== Provided material ==

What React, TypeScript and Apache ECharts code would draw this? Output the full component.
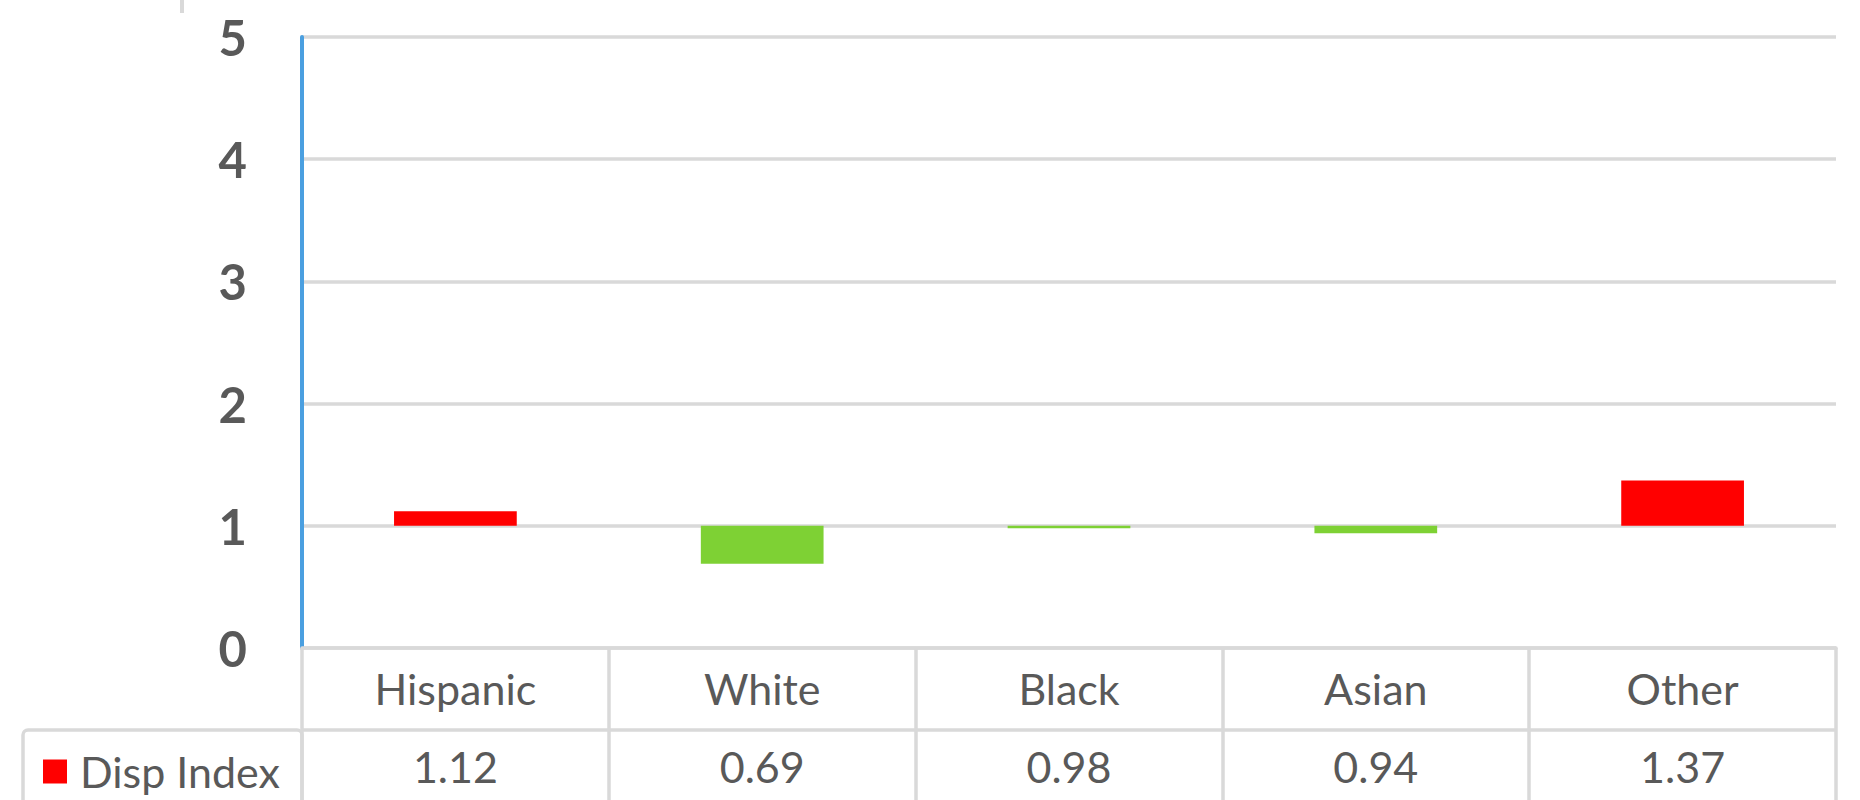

===
== Provided material ==

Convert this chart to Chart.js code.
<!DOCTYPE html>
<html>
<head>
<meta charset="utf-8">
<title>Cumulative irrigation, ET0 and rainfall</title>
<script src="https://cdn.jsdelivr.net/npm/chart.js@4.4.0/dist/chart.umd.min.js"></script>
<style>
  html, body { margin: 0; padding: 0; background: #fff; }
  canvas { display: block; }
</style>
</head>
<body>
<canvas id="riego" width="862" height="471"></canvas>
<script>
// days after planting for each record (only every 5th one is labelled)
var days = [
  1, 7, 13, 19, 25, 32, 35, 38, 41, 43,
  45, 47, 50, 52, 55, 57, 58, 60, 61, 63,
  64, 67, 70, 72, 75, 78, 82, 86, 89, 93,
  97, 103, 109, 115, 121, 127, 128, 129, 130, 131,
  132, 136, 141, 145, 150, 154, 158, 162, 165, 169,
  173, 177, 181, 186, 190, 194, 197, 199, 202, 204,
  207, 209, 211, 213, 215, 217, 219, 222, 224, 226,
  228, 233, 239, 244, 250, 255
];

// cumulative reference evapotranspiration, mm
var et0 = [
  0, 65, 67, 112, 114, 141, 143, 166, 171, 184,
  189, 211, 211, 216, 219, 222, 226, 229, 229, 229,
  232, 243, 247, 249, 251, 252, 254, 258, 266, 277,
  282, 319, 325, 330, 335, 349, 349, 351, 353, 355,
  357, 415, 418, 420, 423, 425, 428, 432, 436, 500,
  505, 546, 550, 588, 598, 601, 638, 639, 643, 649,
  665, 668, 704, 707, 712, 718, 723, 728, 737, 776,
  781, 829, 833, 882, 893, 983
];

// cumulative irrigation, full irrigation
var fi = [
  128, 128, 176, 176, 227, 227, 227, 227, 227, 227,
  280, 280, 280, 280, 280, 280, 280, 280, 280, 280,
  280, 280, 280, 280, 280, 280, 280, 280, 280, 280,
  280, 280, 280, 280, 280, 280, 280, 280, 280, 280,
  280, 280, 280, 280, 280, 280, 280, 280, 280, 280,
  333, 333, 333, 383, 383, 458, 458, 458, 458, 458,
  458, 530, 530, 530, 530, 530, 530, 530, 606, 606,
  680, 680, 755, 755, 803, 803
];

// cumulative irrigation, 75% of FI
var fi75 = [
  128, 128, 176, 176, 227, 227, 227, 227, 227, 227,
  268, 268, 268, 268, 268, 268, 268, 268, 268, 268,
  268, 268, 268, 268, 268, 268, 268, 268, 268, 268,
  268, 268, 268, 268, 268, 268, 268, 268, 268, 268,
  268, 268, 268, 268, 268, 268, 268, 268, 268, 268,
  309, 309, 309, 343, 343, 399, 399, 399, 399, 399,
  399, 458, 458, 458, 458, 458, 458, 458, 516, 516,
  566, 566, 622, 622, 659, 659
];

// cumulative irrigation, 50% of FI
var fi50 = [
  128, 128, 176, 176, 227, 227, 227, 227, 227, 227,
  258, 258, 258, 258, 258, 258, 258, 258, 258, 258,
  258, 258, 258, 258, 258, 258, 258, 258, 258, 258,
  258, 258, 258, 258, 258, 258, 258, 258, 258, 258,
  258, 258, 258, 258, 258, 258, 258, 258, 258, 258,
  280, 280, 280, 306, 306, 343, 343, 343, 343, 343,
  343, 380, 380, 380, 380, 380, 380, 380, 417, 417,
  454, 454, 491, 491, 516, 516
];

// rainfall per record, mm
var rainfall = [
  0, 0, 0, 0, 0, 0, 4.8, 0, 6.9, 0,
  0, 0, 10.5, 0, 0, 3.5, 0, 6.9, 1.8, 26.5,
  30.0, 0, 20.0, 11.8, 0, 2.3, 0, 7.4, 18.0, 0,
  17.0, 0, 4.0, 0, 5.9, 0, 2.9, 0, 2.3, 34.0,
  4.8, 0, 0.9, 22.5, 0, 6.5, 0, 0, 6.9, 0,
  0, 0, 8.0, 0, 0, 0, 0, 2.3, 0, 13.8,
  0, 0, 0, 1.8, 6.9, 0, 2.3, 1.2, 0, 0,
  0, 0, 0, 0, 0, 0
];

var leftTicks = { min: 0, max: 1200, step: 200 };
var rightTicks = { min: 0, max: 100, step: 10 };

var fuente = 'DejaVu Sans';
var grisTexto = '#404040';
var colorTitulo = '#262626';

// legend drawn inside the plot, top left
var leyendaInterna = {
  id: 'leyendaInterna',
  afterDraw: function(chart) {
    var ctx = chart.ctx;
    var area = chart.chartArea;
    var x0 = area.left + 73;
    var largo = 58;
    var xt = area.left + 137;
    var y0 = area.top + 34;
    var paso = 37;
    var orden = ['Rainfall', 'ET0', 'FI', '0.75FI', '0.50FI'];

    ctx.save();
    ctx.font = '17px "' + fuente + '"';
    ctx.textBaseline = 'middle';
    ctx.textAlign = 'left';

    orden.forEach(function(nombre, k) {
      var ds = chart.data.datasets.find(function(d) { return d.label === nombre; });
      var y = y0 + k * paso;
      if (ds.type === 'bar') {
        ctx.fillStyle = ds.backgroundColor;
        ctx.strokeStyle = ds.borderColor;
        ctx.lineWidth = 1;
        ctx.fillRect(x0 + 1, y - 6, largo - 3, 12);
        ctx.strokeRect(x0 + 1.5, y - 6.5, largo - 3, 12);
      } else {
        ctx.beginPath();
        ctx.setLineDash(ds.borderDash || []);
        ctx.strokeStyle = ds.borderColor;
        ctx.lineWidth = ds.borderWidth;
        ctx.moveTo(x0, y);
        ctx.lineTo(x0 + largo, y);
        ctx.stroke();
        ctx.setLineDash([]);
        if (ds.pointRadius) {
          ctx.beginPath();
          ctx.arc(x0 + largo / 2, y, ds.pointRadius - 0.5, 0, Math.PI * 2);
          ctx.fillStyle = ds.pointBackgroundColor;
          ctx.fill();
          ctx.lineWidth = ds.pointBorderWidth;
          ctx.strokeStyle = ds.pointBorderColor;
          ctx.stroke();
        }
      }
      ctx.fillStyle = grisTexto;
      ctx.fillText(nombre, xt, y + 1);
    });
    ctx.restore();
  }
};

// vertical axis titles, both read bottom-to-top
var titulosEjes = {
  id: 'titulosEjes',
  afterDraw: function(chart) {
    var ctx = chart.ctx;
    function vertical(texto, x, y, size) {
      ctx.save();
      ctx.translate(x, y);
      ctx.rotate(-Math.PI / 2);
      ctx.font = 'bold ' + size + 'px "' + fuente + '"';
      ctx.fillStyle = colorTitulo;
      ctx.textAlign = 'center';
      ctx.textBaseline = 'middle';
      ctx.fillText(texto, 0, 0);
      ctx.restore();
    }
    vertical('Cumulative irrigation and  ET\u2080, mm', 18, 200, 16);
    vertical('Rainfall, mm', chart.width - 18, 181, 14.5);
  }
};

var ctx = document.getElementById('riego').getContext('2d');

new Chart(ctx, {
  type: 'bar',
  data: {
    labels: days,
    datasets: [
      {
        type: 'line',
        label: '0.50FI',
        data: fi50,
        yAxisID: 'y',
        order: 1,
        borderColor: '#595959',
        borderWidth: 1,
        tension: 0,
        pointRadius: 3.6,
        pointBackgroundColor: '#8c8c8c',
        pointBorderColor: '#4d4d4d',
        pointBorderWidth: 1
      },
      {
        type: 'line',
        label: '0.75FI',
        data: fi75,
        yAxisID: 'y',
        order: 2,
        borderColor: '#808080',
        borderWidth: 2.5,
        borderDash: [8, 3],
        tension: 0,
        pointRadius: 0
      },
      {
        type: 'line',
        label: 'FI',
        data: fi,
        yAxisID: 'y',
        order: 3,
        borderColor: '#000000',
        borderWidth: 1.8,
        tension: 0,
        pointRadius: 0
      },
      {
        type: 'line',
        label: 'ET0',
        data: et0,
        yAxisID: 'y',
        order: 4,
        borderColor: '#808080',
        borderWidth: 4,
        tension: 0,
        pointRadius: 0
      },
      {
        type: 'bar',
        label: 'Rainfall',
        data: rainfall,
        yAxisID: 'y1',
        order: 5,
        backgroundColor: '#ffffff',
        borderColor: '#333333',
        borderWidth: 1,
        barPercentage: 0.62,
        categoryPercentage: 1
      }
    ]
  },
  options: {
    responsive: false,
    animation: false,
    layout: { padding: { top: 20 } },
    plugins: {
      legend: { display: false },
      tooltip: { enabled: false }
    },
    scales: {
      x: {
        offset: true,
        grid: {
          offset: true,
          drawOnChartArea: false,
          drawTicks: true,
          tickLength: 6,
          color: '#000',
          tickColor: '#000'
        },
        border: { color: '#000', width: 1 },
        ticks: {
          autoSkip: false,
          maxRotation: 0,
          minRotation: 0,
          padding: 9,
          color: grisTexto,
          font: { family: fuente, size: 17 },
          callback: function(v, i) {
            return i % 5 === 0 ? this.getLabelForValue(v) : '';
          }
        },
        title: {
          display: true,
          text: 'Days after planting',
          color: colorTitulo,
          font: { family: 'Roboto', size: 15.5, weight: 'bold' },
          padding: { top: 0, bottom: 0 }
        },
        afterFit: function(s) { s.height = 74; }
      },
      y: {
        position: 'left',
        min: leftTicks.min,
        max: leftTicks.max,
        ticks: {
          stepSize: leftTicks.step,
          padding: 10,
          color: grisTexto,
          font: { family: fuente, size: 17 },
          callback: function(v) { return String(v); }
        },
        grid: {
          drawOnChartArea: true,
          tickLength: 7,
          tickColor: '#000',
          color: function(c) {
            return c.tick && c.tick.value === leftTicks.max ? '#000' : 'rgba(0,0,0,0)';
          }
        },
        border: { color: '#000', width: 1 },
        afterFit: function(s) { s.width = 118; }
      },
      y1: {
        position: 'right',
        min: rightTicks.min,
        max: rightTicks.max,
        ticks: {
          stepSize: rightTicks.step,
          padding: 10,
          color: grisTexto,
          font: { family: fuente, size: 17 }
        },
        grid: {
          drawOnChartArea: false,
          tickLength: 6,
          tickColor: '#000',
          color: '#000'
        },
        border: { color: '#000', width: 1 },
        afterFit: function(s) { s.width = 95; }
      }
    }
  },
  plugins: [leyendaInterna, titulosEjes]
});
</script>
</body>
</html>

===
== Provided material ==

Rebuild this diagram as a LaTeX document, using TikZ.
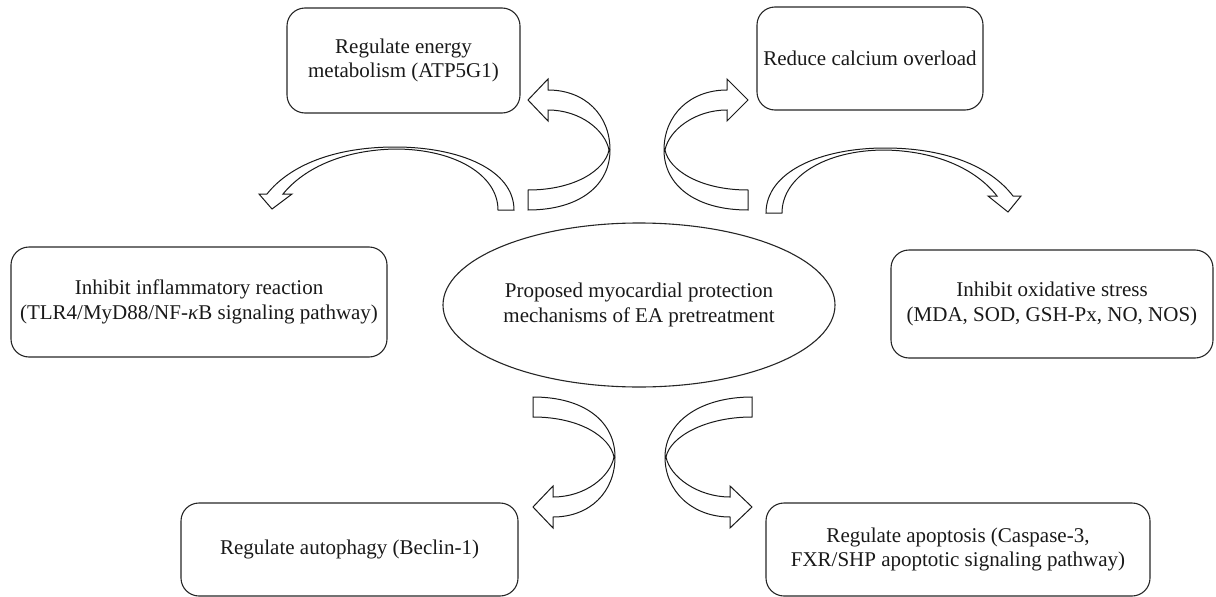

===

→ **What is required**:
Gather each line from the listing above that holds "this".

→ **Written reply**:
What React, TypeScript and Apache ECharts code would draw this? Output the full component.
Convert this chart to Chart.js code.
            return i % 5 === 0 ? this.getLabelForValue(v) : '';
Rebuild this diagram as a LaTeX document, using TikZ.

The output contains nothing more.